Opinión

Todo dentro de Trump, nada fuera de Trump

Hay personas cuya influencia se mide en el tiempo que los demás dedican a hablar de él, de lo que dice, hace o deja de hacer. Personas cuya sola presencia infunde miedo, respeto, hilaridad o un simple comentario -de experto cuñado- que empieza a repetirse ad nauseam hasta que el personaje en cuestión deja de ser atractivo o ha cumplido su función redentora o salvífica. Si tenemos en cuenta lo mentado, Trump es hoy el mayor influencer del planeta. No hay ser viviente que no manifieste -le pregunten o no- su opinión sobre el presidente de Estados Unidos, una visión por lo general corrompida gracias al influjo de esos medios que vienen editorializados de serie con maldad ideológica, perversión plumífera e intereses económicos de la propiedad.

Es complicado encontrar en la prensa actual un análisis no sesgado sobre quien ya tapó la boca a tanto conocedor de política internacional y geoestrategia durante su primer mandato. Si entonces adjetivaron al empresario que vuelve a dirigir la Casa Blanca como un bocazas peligroso capaz de meternos en la Tercera Guerra Mundial, hoy le tildan de chalado iletrado que toma decisiones sin calcular el impacto que tendrán las mismas en el tablero mundial. La osadía del opinador patrio, generalmente progre y pesadamente woke, tan sectaria como infinita, representa a la perfección lo que suele importar de verdad al observador habitual: los gestos, aquello que la cámara recoge sujeto a interpretaciones, la sonrisa mentirosa de quien te firma una declaración de guerra un día después de recibir el Nobel de la paz, es decir, todo lo que de cara a la galería reconforta el alma del cobarde, para el que los hechos sólo obedecen a un propósito noble si se alinea con sus prejuicios.

Trump ha conseguido algo histórico, por inédito e increíble: que la izquierda nacional y mundial defienda el libre comercio y la eliminación del proteccionismo. Estés de acuerdo o no con él, ha desmontado el negocio woke, la retórica de causita y ha movido el tablero inclinado. Y eso ya es un hito reconocible. En menos de dos meses, ha firmado más de cien órdenes ejecutivas y ha conseguido que el mundo baile en torno a sus planteamientos, injustos para la mayoría, coherentes con el programa que presentó a las elecciones y por el que le votaron.

Acaba de anunciar que habrá un acuerdo con la Unión Europea y que será un acuerdo que beneficiará a ambas partes.
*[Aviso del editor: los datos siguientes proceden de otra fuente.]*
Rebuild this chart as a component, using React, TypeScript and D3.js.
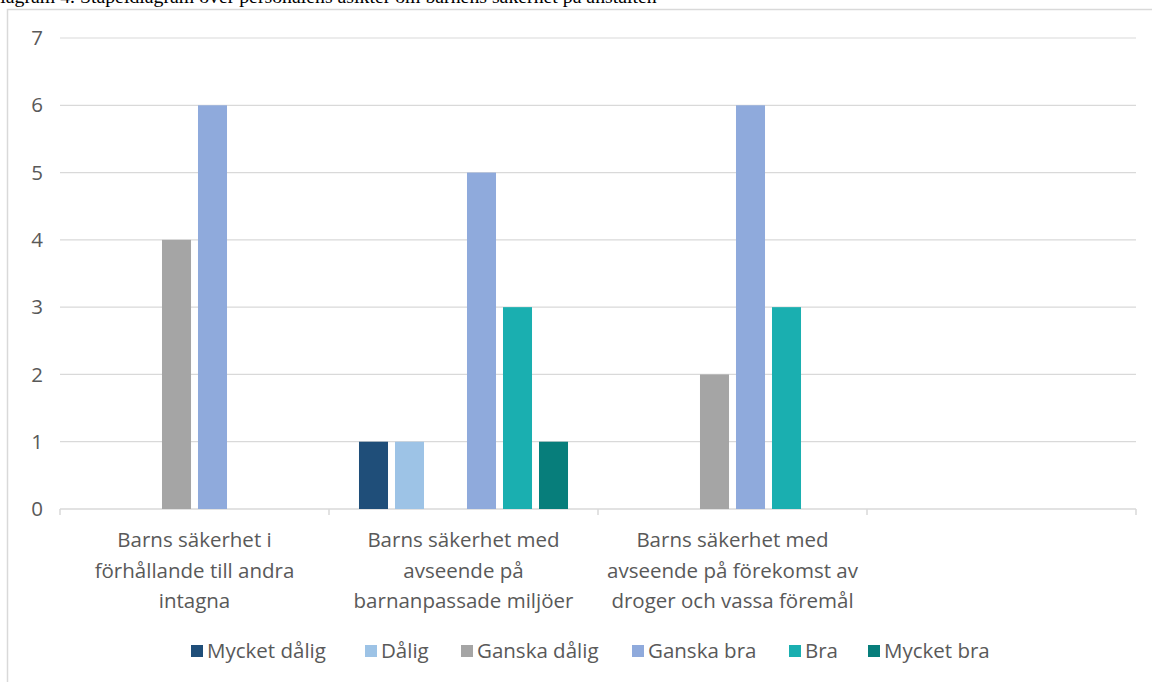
import React from "react";
import * as d3 from "d3";

const TITLE = "Diagram 4. Stapeldiagram över personalens åsikter om barnens säkerhet på anstalten";
const categories: string[][] = [
  ["Barns säkerhet i", "förhållande till andra", "intagna"],
  ["Barns säkerhet med", "avseende på", "barnanpassade miljöer"],
  ["Barns säkerhet med", "avseende på förekomst av", "droger och vassa föremål"],
  [],
];
const seriesNames = ["Mycket dålig", "Dålig", "Ganska dålig", "Ganska bra", "Bra", "Mycket bra"];
const seriesColors = ["#1F4E79", "#9DC3E6", "#A5A5A5", "#8FAADC", "#1AAFB0", "#077E7B"];
const mycketDalig = [0, 1, 0, 0];
const dalig = [0, 1, 0, 0];
const ganskaDalig = [4, 0, 2, 0];
const ganskaBra = [6, 5, 6, 0];
const bra = [0, 3, 3, 0];
const mycketBra = [0, 1, 0, 0];
const seriesValues = [mycketDalig, dalig, ganskaDalig, ganskaBra, bra, mycketBra];
const yTicks = [0, 1, 2, 3, 4, 5, 6, 7];

const FONT = "'Open Sans', Lato, sans-serif";
const TEXT = "#595959";
const GRID = "#D9D9D9";
const FS = 20.5;

export default function App() {
  const W = 1152, H = 682;
  const left = 60, right = 1136, top = 38, bottom = 509;
  const x0 = d3.scaleBand<number>().domain(categories.map((_, i) => i)).range([left, right]).padding(0);
  const x1 = d3.scaleBand<number>().domain(seriesNames.map((_, i) => i)).range([0, x0.bandwidth()])
    .paddingInner(0.194).paddingOuter(0.833);
  const y = d3.scaleLinear().domain([0, 7]).range([bottom, top]);

  // legend layout (estimated label widths)
  const legendY = 651;
  const legendWidths = [126, 48, 123, 109, 31, 111];
  const sq = 12, textOff = 16, legendGap = 32;
  const totalLegend = d3.sum(legendWidths) + legendWidths.length * textOff + legendGap * (legendWidths.length - 1);
  let lx = (left + right) / 2 - totalLegend / 2 - 5;
  const legendX: number[] = [];
  legendWidths.forEach((w) => { legendX.push(lx); lx += textOff + w + legendGap; });

  return (
    <svg width={W} height={H} style={{ position: "absolute", left: 0, top: 0, background: "#fff" }}>
      <text x={-14} y={3} fontFamily="'Liberation Serif', 'Times New Roman', serif" fontSize={19.8} fill="#000">{TITLE}</text>
      <rect x={7.5} y={9.5} width={W} height={H} fill="none" stroke={GRID} strokeWidth={1.5} />
      {yTicks.map((t) => (
        <g key={t}>
          <line x1={left} x2={right} y1={y(t)} y2={y(t)} stroke={GRID} strokeWidth={t === 0 ? 1.5 : 1.2} />
          <text x={43} y={y(t)} dy="0.35em" textAnchor="end" fontFamily={FONT} fontSize={FS} fill={TEXT}>{t}</text>
        </g>
      ))}
      {[...categories.map((_, i) => x0(i)!), right].map((xv, i) => (
        <line key={"tk" + i} x1={xv} x2={xv} y1={bottom} y2={bottom + 6} stroke={GRID} strokeWidth={1.5} />
      ))}
      {seriesValues.map((vals, s) => (
        <g key={"s" + s} fill={seriesColors[s]}>
          {vals.map((v, c) => v > 0 ? (
            <rect key={c} x={x0(c)! + x1(s)!} y={y(v)} width={x1.bandwidth()} height={y(0) - y(v)} />
          ) : null)}
        </g>
      ))}
      {categories.map((lines, c) => (
        <text key={"c" + c} x={x0(c)! + x0.bandwidth() / 2} textAnchor="middle" fontFamily={FONT} fontSize={FS} fill={TEXT}>
          {lines.map((l, i) => (
            <tspan key={i} x={x0(c)! + x0.bandwidth() / 2} y={547 + i * 30.5}>{l}</tspan>
          ))}
        </text>
      ))}
      {seriesNames.map((n, i) => (
        <g key={"l" + i}>
          <rect x={legendX[i]} y={legendY - 6} width={sq} height={sq} fill={seriesColors[i]} />
          <text x={legendX[i] + textOff} y={legendY} dy="0.35em" fontFamily={FONT} fontSize={FS} fill={TEXT}>{n}</text>
        </g>
      ))}
    </svg>
  );
}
La mayoría de países a los que impuso aranceles ya están en la antesala de un apretón de manos con el tipo que ha usado dicha arma como elemento de negociación perfecta. Nos olvidamos a menudo de quién es Trump por el odio que provoca el personaje, la animadversión a una forma de ser y hacer política que no encaja en la visión que el establishment marca y dispone, y eso acaba por descolocar incluso a los más avezados y diplomáticos estilistas de la pluma, analistas de lo cotidiano que se pierden cuando las lindes de su tolerancia exceden lo que no comprenden. Sólo admiran los liderazgos de quienes piensan como ellos, y así es más fácil posicionarse como demócrata, liberal, conservador o progresista. O todo a la vez, sin distinción ni criterio.

El anuncio lo hizo en presencia de Meloni, la verdadera líder europea, quien demuestra cada vez que habla y actúa que está a años luz de aprendices de gobernantes como el que tenemos en España encadenado a la Moncloa. Mientras la premier italiana reafirmaba ante Trump la necesidad de devolver a Occidente su grandeza de nuevo –esto es, retornar a Grecia, Roma y el cristianismo, como pilares de creencias–, la retórica woke de Bruselas continúa con sus tecnicismos pobres y suicidas, contrarios al pulso y decisiones que marca ahora la Europa popular, que no populista.

Meloni y Trump lideran –y negocian– desde el discurso, las convicciones y la determinación. La primera ha conseguido que los burócratas de ursulitas que pululan por la UE acaben abrazando su política de inmigración, más sensata y acorde con lo que debería defenderse. El segundo ha puesto el mundo a sus pies, lo que significa traer a China de cabeza. Ambos defienden los intereses de los países que gobiernan, y para el globalismo que todo lo infecta y contamina, eso es insoportable. Por eso ordenan a sus terminales políticas y mediáticas que ataquen sin cese ni vergüenza lo que no deja de ser una estrategia comercial, no tanto mercantilista como de alteración de ese orden abyecto, totalitario y mísero llamado wokismo. Los aranceles fueron la excusa, el retorno al sentido común y a disminuir en el mundo la influencia y el poder de China fue y es la única meta. Lo más gracioso es ver cómo bailan los que llevan toda la vida facturando sensatez.